Легко догадаться, что эта концепция выросла из поэтики «По законам нашего завтра» (как ее теоретическое обоснование) в той же мере, что и концепция «безусловного фильма» из опы­та беляевских лент «Город рассказывает о себе» и «Сахалинский характер». (Экранными аргументами Зеликина выступают и ки­нофильмы — «Удивительное рядом» С. Образцова, а чуть позже

25

«Обыкновенный фашизм» М. Ромма с их свободным закадровым комментарием).

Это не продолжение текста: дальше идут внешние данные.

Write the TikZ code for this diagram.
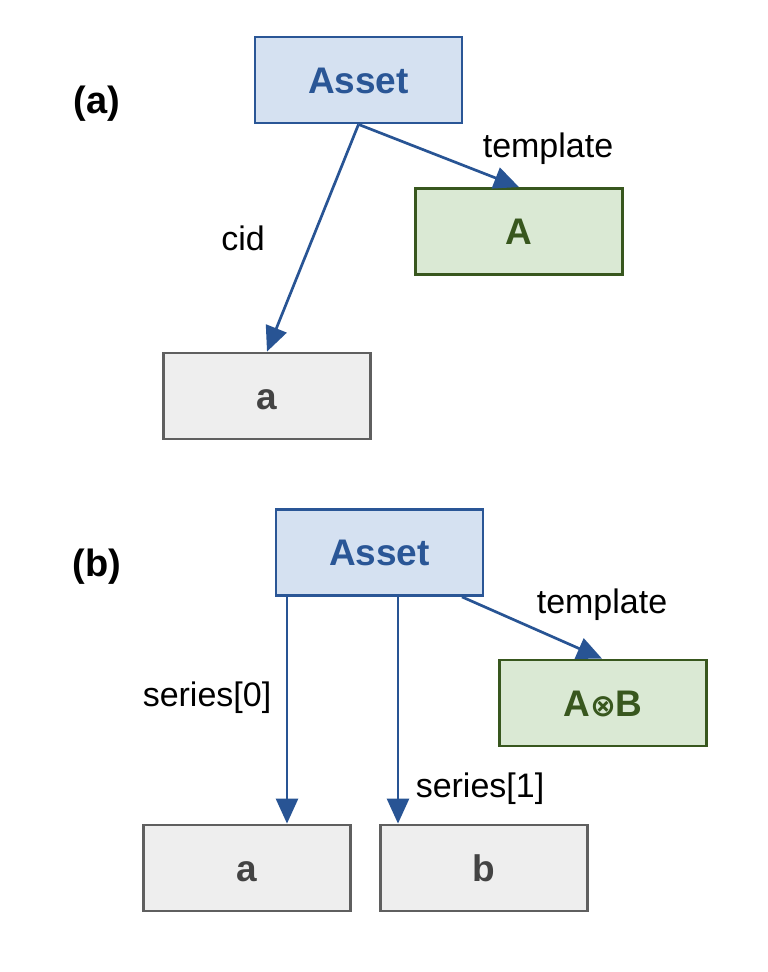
\documentclass[tikz,border=0pt]{standalone}
\usepackage{fontspec}
\setmainfont{Liberation Sans}
\newfontfamily\djv{DejaVu Sans}
\usetikzlibrary{arrows.meta}
\definecolor{bfill}{RGB}{213,225,241}
\definecolor{bdraw}{RGB}{42,86,150}
\definecolor{gfill}{RGB}{218,233,212}
\definecolor{gdraw}{RGB}{56,87,30}
\definecolor{kfill}{RGB}{238,238,238}
\definecolor{kdraw}{RGB}{95,95,95}
\definecolor{ktext}{RGB}{67,67,67}
\definecolor{acol}{RGB}{40,84,148}
\tikzset{
  box/.style={rectangle, line width=2.8pt, minimum width=207pt, minimum height=86pt, inner sep=0pt,
    font=\fontsize{37}{44}\selectfont\bfseries, text height=26pt, text depth=0pt},
  bluebox/.style={box, fill=bfill, draw=bdraw, text=bdraw},
  greenbox/.style={box, fill=gfill, draw=gdraw, text=gdraw},
  graybox/.style={box, fill=kfill, draw=kdraw, text=ktext},
  lbl/.style={anchor=base, inner sep=0pt, font=\fontsize{34}{40}\selectfont},
  tag/.style={anchor=base, inner sep=0pt, font=\fontsize{38}{42}\selectfont\bfseries},
  arr/.style={draw=acol, line width=2.7pt, -{Triangle[length=25pt,width=22pt]}}
}
\begin{document}
\begin{tikzpicture}[x=1pt,y=-1pt]
\useasboundingbox (0,0) rectangle (768,972);
% (a)
\node[tag] (ta) at (97,113) {(a)};
\node[bluebox] (asseta) at (358.5,80) {Asset};
\node[greenbox] (Aa) at (519,231.5) {A};
\node[graybox] (aa) at (267,396) {a};
\draw[arr] (asseta.south) -- (aa.north);
\draw[arr] (asseta.south) -- (Aa.north);
\node[lbl] (lcid) at (243,250) {cid};
\node[lbl] (lta) at (548,157) {template};
% (b)
\node[tag] (tb) at (97,576) {(b)};
\node[bluebox] (assetb) at (379.5,552.5) {Asset};
\node[greenbox] (AB) at (603,703) {A{\djv\fontsize{31}{34}\selectfont\bfseries ⊗}B};
\node[graybox] (ab) at (247,868) {a};
\node[graybox] (bb) at (484,868) {b};
\draw[arr] ([xshift=-92.5pt]assetb.south) -- ([xshift=40pt]ab.north);
\draw[arr] ([xshift=18.5pt]assetb.south) -- ([xshift=-86pt]bb.north);
\draw[arr] ([xshift=82.5pt]assetb.south) -- ([xshift=-1pt]AB.north);
\node[lbl] (ls0) at (207,706) {series[0]};
\node[lbl] (ls1) at (480,797) {series[1]};
\node[lbl] (ltb) at (602,613) {template};
\end{tikzpicture}
\end{document}
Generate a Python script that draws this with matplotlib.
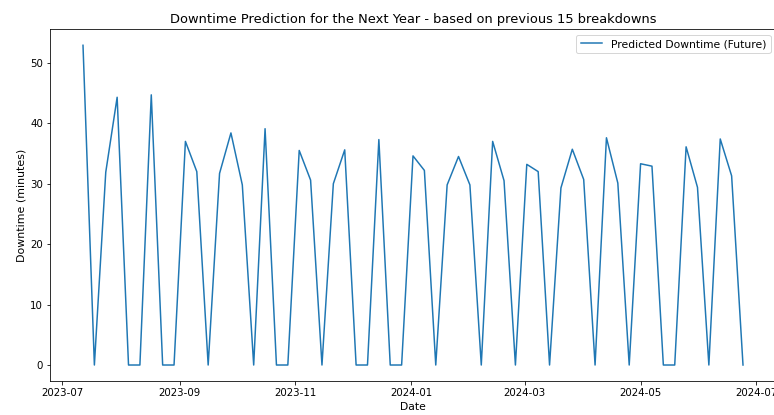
import numpy as np
import pandas as pd
import matplotlib
matplotlib.use("Agg")
import matplotlib.pyplot as plt

# Forecast horizon: one predicted breakdown every 6 days
start_date = "2023-07-12"
interval_days = 6

predicted_downtime = [
    52.9, 0, 31.9, 44.3, 0, 0, 44.7, 0, 0, 37.0,
    32.0, 0, 31.7, 38.4, 29.8, 0, 39.1, 0, 0, 35.5,
    30.6, 0, 30.0, 35.6, 0, 0, 37.3, 0, 0, 34.6,
    32.2, 0, 29.8, 34.5, 29.8, 0, 37.0, 30.5, 0, 33.2,
    32.0, 0, 29.3, 35.7, 30.7, 0, 37.6, 30.1, 0, 33.3,
    32.9, 0, 0, 36.1, 29.4, 0, 37.4, 31.3, 0,
]

dates = pd.date_range(start=start_date, periods=len(predicted_downtime),
                      freq=f"{interval_days}D")

fig = plt.figure(figsize=(774 / 72, 415 / 72), dpi=72)
ax = fig.add_axes([50 / 774, (415 - 381) / 415, 726 / 774, (381 - 29.3) / 415])

ax.plot(dates, predicted_downtime, label="Predicted Downtime (Future)",
        color="tab:blue", linewidth=1.5)

ax.set_title("Downtime Prediction for the Next Year - based on previous 15 breakdowns",
             fontsize=13)
ax.set_xlabel("Date", fontsize=10.8)
ax.set_ylabel("Downtime (minutes)", fontsize=11)
ax.tick_params(labelsize=10.2)
ax.legend(loc="upper right", fontsize=10.8)

fig.savefig("out.png", dpi=72)
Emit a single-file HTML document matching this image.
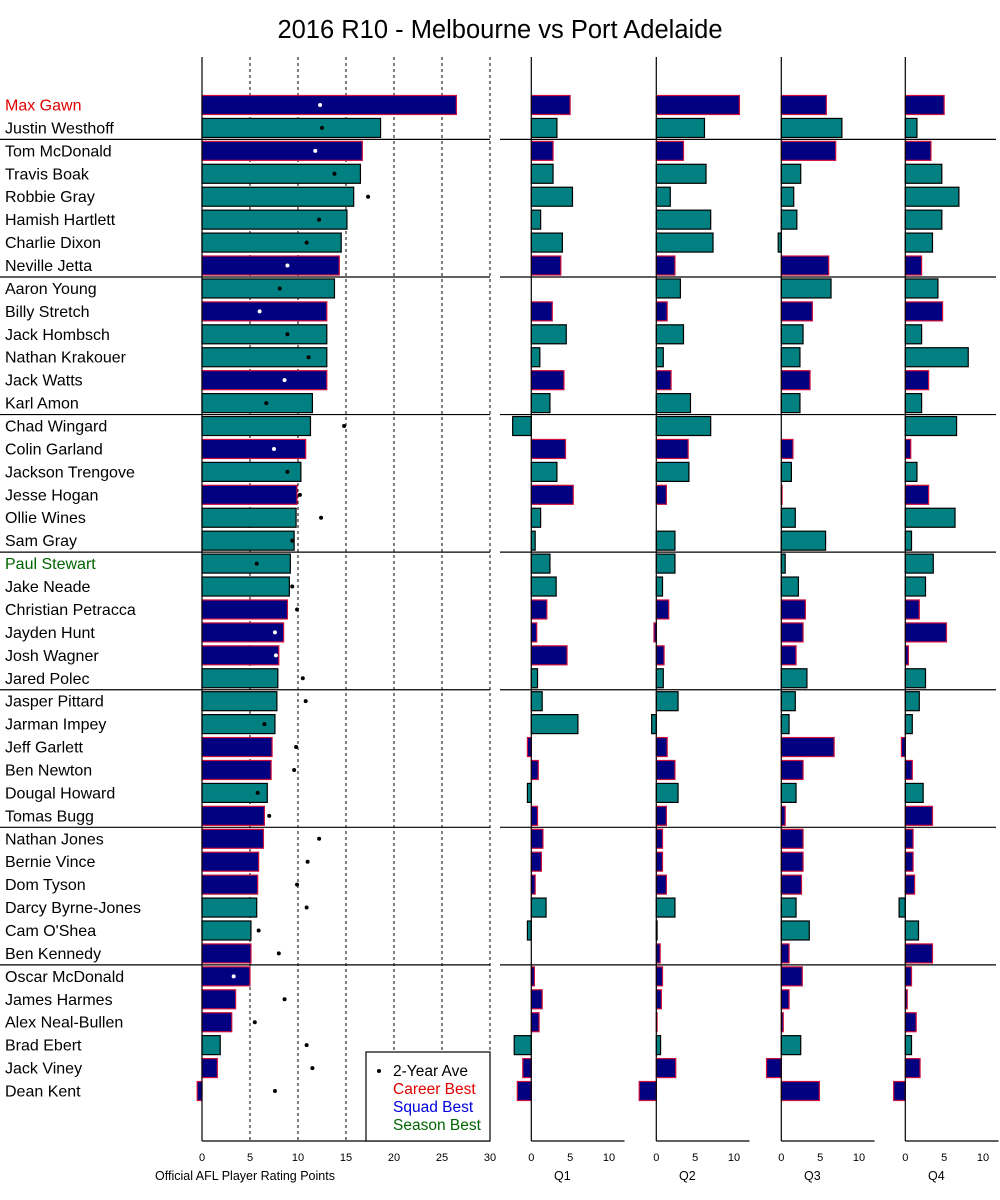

Однако при всем различии двух подходов оба режиссера схо­дятся на принципе невмешательства (как можно меньше вторгаться в сам ход происходящего) и на целостности изображаемого события как обязательном условии телевизионности. «Кинематограф — фрук­товые консервы, телевидение — свежие фрукты», — утверждает Зе-ликин, почти буквально повторяя беляевскую аналогию с виноград­ным соком и виноградной кистью. Речь идет о непрепарированной действительности, о реальности, не подвергшейся чересчур раз­рушительному воздействию киномонтажа. И если во время прямой трансляции эта целостность соблюдается, поскольку иначе проис­ходить не может, то при создании телефильма такое отношение к действительности понимается скорее как творческое задание.

Таким образом с появлением телефильмов, сохраняющих в себе черты телевизионности, становилось ясно: эффект присутствия не проходит по линии «трансляция или киносъемка». Наличие пленки (кино или видео) — граница чаще всего непринципиальная*.